The remedy is for the Agong to say that he is aware that two motions for a vote of no confidence against the PM were presented to Parliament, and the Speaker rejected them. He can therefore conclude that the Speaker has prevented a voting of no confidence on the floor of parliament. And by such conduct, the Speaker has nullified, thwarted, and foiled the constitutional mechanism. Because 43(4) is there. You cannot thwart a constitutional mechanism. And that’s what he did. He is acting unconstitutionally.
But no other action can be taken against the Speaker.
Tan Sri Pandikar Amin, Speaker of the House (Courtesy of
Merdeka Review)No, because you cannot remove the Speaker — the king cannot remove the Speaker. Nobody can. But what the king can say is, “I am therefore satisfied that that method should not be used in this case. I will turn to other methods.”
So the Barisan Nasional are actually doing themselves a disservice.
Because eventually people are going to be frustrated enough, and take notice enough to look at other methods.
Exactly. Constitutional law expert Prof Dr Shad Saleem Faruqi, for example, recommended that Parliament be postponed for six months.
Which is the Prime Minister’s prerogative…
My answer is, that will be unconstitutional in the present circumstances. If you postpone the sitting of Parliament for six months with the objective of preventing a motion of no confidence, that would be unconstitutional. Just like if you detain Anwar Ibrahim today, that would be unconstitutional.
What if he is detained in any case?
In the present climate, it would be an unconstitutional detention. Because the Agong can say that as far as he is concerned, Anwar is a prime ministerial candidate. He may be in the pool of people the Agong may invite to form a new government.
To put it into context, the Agong doesn’t have a free hand. He cannot appoint a senator to be prime minister. It must be a member of the lower house. So that means straightaway the choice is limited to 222 MPs.
What I am trying to say is, the Agong is not a dictator. His hands are tied to picking someone from the 222.

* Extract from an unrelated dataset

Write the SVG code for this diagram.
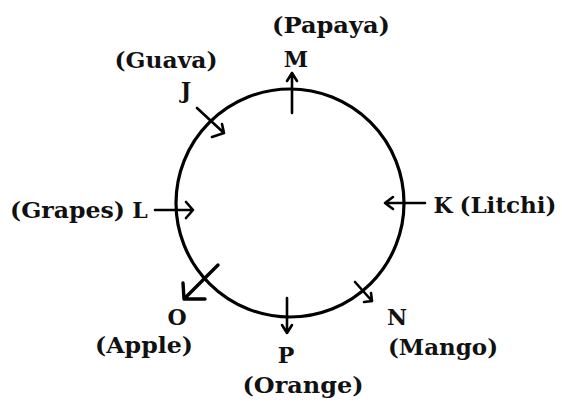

Technically, even if Anwar was under Internal Security Act (ISA) detention, that should not preclude the Agong from saying, “I believe that he has the support”, and still appoint him as prime minister.

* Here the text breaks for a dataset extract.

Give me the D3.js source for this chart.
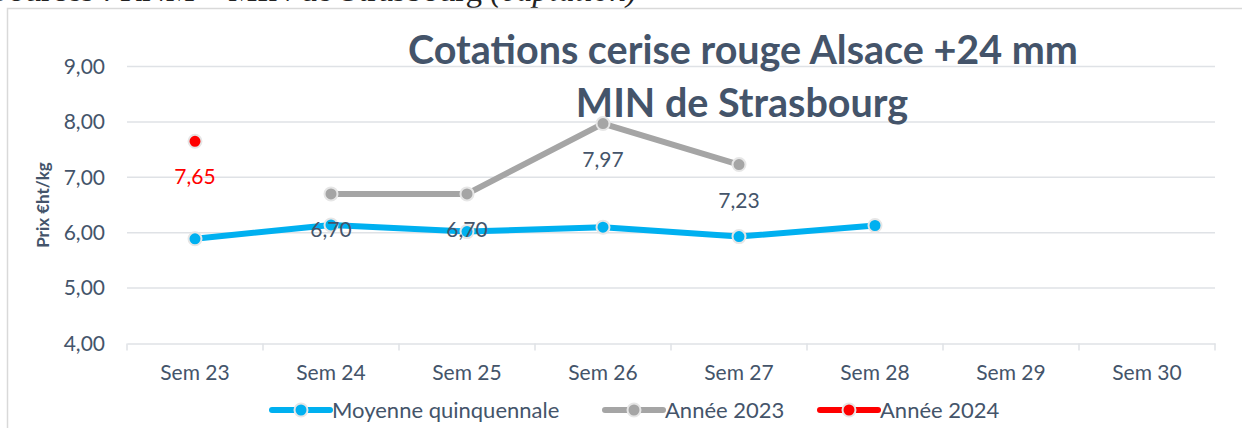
<!DOCTYPE html>
<html>
<head>
<meta charset="utf-8">
<script src="https://cdn.jsdelivr.net/npm/d3@7"></script>
<style>
  html, body { margin: 0; padding: 0; background: #fff; overflow: hidden; }
  svg { display: block; }
</style>
</head>
<body>
<svg id="chart" width="1242" height="428"></svg>
<script>
// data
const semaines = ["Sem 23", "Sem 24", "Sem 25", "Sem 26", "Sem 27", "Sem 28", "Sem 29", "Sem 30"];
const moyenne = [5.89, 6.14, 6.02, 6.10, 5.93, 6.13, null, null];
const annee2023 = [null, 6.70, 6.70, 7.97, 7.23, null, null, null];
const annee2024 = [7.65, null, null, null, null, null, null, null];
const yTicks = [4, 5, 6, 7, 8, 9];

const svg = d3.select("#chart");
const slate = "#44546A";
const font = "Lato, 'Open Sans', sans-serif";
const fmt = v => d3.format(".2f")(v).replace(".", ",");

// source line of the page, cut off by the top edge
svg.append("text")
  .attr("x", 637).attr("y", 0.5)
  .attr("text-anchor", "end")
  .attr("font-family", "'Liberation Serif', 'Times New Roman', serif")
  .attr("font-size", 33).attr("fill", "#222")
  .html('Sources : RNM – MIN de Strasbourg <tspan font-style="italic">(captation)</tspan>');

// chart frame
svg.append("path")
  .attr("d", "M7.5,440V8.5H1250")
  .attr("fill", "none").attr("stroke", "#D9D9D9").attr("stroke-width", 1.5);

const x = d3.scaleBand().domain(semaines).range([127, 1215]);
const y = d3.scaleLinear().domain([4, 9]).range([343.5, 66.5]);

// gridlines
svg.append("g").selectAll("line")
  .data(yTicks.slice(1))
  .enter().append("line")
  .attr("x1", 127).attr("x2", 1215)
  .attr("y1", d => y(d)).attr("y2", d => y(d))
  .attr("stroke", "#DFE2E6").attr("stroke-width", 1.5);

// y axis labels
svg.append("g")
  .attr("transform", "translate(105,0)")
  .call(d3.axisLeft(y).tickValues(yTicks).tickFormat(fmt).tickSize(0).tickPadding(0))
  .call(g => g.select(".domain").remove())
  .call(g => g.selectAll("text")
    .attr("font-family", font).attr("font-size", 21).attr("fill", slate));

// x axis
const xAxis = svg.append("g")
  .attr("transform", "translate(0," + y(4) + ")")
  .call(d3.axisBottom(x).tickSize(0).tickPadding(22));
xAxis.select(".domain").attr("stroke", "#DFE2E6").attr("stroke-width", 1.5);
xAxis.selectAll("text")
  .attr("font-family", font).attr("font-size", 21).attr("fill", slate);
xAxis.append("g").selectAll("line")
  .data(d3.range(semaines.length + 1))
  .enter().append("line")
  .attr("x1", i => 127 + i * x.step()).attr("x2", i => 127 + i * x.step())
  .attr("y1", 0).attr("y2", 7)
  .attr("stroke", "#DFE2E6").attr("stroke-width", 1.5);

// y axis title
svg.append("text")
  .attr("transform", "translate(49,205) rotate(-90)")
  .attr("text-anchor", "middle")
  .attr("font-family", font).attr("font-size", 17).attr("font-weight", "bold")
  .attr("fill", slate)
  .text("Prix €ht/kg");

// title
const title = svg.append("g")
  .attr("text-anchor", "middle")
  .attr("font-family", font).attr("font-size", 39.5).attr("font-weight", "bold")
  .attr("fill", slate);
title.append("text").attr("x", 743).attr("y", 64).text("Cotations cerise rouge Alsace +24 mm");
title.append("text").attr("x", 742).attr("y", 117).text("MIN de Strasbourg");

const series = [
  { name: "Moyenne quinquennale", values: moyenne, color: "#00B0F0", label: false },
  { name: "Année 2023", values: annee2023, color: "#A5A5A5", label: true, labelColor: slate },
  { name: "Année 2024", values: annee2024, color: "#FF0000", label: true, labelColor: "#FF0000" }
];

const line = d3.line()
  .defined(d => d.v != null)
  .x(d => x(d.s) + x.bandwidth() / 2)
  .y(d => y(d.v));

series.forEach(s => {
  const pts = semaines.map((sem, i) => ({ s: sem, v: s.values[i] }));
  const g = svg.append("g");
  g.append("path")
    .datum(pts)
    .attr("d", line)
    .attr("fill", "none")
    .attr("stroke", s.color).attr("stroke-width", 6)
    .attr("stroke-linejoin", "round");
  g.selectAll("circle")
    .data(pts.filter(d => d.v != null))
    .enter().append("circle")
    .attr("cx", d => x(d.s) + x.bandwidth() / 2)
    .attr("cy", d => y(d.v))
    .attr("r", 6.5)
    .attr("fill", s.color)
    .attr("stroke", "#E6E6E6").attr("stroke-width", 2);
});

// data labels, drawn on top
series.filter(s => s.label).forEach(s => {
  const pts = semaines.map((sem, i) => ({ s: sem, v: s.values[i] })).filter(d => d.v != null);
  svg.append("g").selectAll("text")
    .data(pts)
    .enter().append("text")
    .attr("x", d => x(d.s) + x.bandwidth() / 2)
    .attr("y", d => y(d.v) + 43)
    .attr("text-anchor", "middle")
    .attr("font-family", font).attr("font-size", 21)
    .attr("fill", s.labelColor)
    .text(d => fmt(d.v));
});

// legend
const legendX = [272, 605, 820];
const legend = svg.append("g").selectAll("g")
  .data(series)
  .enter().append("g")
  .attr("transform", (d, i) => "translate(" + legendX[i] + ",410)");
legend.append("line")
  .attr("x1", 0).attr("x2", 58)
  .attr("stroke", d => d.color).attr("stroke-width", 6).attr("stroke-linecap", "round");
legend.append("circle")
  .attr("cx", 29).attr("r", 6.5)
  .attr("fill", d => d.color).attr("stroke", "#E6E6E6").attr("stroke-width", 2);
legend.append("text")
  .attr("x", 60).attr("y", 8)
  .attr("font-family", font).attr("font-size", 22).attr("fill", slate)
  .text(d => d.name);
</script>
</body>
</html>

Yes. Absolutely. You cannot frustrate the system this way. You cannot detain any of the 222 MPs today because each of them is a voter. Because everybody knows — and the king certainly knows — we are entering into a critical period in the nation’s history: uncharted, unprecedented. That is, there is a possibility of a change in leadership, both within Umno — between Abdullah Badawi and Najib and anybody else — and between the Barisan Nasional and Pakatan Rakyat. And the king knows in those circumstances, he may be invited to exercise the royal prerogative and appoint a prime minister.

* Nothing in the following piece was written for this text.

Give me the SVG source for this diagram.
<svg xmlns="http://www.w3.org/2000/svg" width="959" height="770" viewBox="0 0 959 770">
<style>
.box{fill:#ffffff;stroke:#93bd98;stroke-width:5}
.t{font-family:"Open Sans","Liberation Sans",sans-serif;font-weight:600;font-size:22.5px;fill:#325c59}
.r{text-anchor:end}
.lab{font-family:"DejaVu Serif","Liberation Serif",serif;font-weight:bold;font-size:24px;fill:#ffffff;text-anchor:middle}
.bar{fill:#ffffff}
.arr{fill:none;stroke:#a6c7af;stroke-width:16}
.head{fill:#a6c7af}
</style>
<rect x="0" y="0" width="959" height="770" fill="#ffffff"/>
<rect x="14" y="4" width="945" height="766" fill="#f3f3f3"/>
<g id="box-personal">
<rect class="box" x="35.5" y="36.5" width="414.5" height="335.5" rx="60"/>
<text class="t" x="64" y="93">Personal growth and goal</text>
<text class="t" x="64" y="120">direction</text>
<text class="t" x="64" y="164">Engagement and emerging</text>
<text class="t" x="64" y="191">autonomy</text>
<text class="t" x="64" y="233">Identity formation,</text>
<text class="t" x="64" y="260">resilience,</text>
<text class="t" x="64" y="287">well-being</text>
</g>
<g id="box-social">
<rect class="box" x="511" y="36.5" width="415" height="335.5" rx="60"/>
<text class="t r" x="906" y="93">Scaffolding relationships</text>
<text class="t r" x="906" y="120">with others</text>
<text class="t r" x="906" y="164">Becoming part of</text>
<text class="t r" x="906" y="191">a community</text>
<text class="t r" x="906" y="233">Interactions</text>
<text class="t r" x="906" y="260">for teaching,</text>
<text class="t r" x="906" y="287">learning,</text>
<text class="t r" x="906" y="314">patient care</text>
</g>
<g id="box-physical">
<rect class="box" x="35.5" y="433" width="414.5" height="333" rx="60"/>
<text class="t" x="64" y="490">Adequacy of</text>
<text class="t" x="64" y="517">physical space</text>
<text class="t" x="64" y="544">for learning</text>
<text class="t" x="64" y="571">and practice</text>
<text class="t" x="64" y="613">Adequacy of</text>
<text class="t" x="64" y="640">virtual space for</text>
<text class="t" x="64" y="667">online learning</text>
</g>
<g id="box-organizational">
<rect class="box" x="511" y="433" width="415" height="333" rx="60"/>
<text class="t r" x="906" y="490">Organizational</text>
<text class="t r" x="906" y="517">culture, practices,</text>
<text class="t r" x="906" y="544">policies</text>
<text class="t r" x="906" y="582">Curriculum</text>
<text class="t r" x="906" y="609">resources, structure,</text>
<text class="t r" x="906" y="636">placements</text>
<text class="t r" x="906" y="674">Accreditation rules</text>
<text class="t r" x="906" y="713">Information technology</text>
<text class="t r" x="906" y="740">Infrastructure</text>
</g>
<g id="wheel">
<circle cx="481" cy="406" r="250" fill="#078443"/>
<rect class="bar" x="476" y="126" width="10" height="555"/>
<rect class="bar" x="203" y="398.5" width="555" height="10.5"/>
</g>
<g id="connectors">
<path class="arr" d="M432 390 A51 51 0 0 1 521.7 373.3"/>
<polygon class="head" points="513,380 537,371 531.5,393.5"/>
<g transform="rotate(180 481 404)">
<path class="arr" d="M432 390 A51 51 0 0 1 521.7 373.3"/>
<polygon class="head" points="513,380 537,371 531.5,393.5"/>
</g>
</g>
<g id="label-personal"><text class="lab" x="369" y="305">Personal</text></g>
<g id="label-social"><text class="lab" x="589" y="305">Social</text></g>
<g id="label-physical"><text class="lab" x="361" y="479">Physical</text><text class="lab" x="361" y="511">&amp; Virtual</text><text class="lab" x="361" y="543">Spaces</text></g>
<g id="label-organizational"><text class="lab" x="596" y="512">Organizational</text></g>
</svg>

You say he needs to be invited. Who needs to do this inviting?
Whoever goes to see him with the numbers. And therefore, the critical players are the 222 MPs because they chart the future. And the Agong can say, I need them all there. You cannot take 10 away or five away from either party.
So within the current circumstances, any kind of detention of MPs under the ISA is unconstitutional.
Yes, in my opinion. The big point to make is, you cannot arrange your affairs — be it the speaker or the prime minister or the home minister — in such a way as to thwart the constitutional mechanism, which has, at the minimum, 222 players (the MPs) and the king. [Among the MPs] is the potential prime minister. [So, the MPs] have special status at this current point of time.
Technically, the prime minister still has the prerogative of delaying parliamentary sitting for up to six months. And he can still go ahead and do that, even though you said earlier that it would be considered unconstitutional.
Well, the Agong cannot stop him. But [the Agong] will know that Method #1 has been frustrated.
Then at that juncture, it is left to the opposition to employ other methods to convince the king?
Yes. And that [same response by the opposition could be used if] the Speaker turns down [yet again] the motion to table a vote of no-confidence.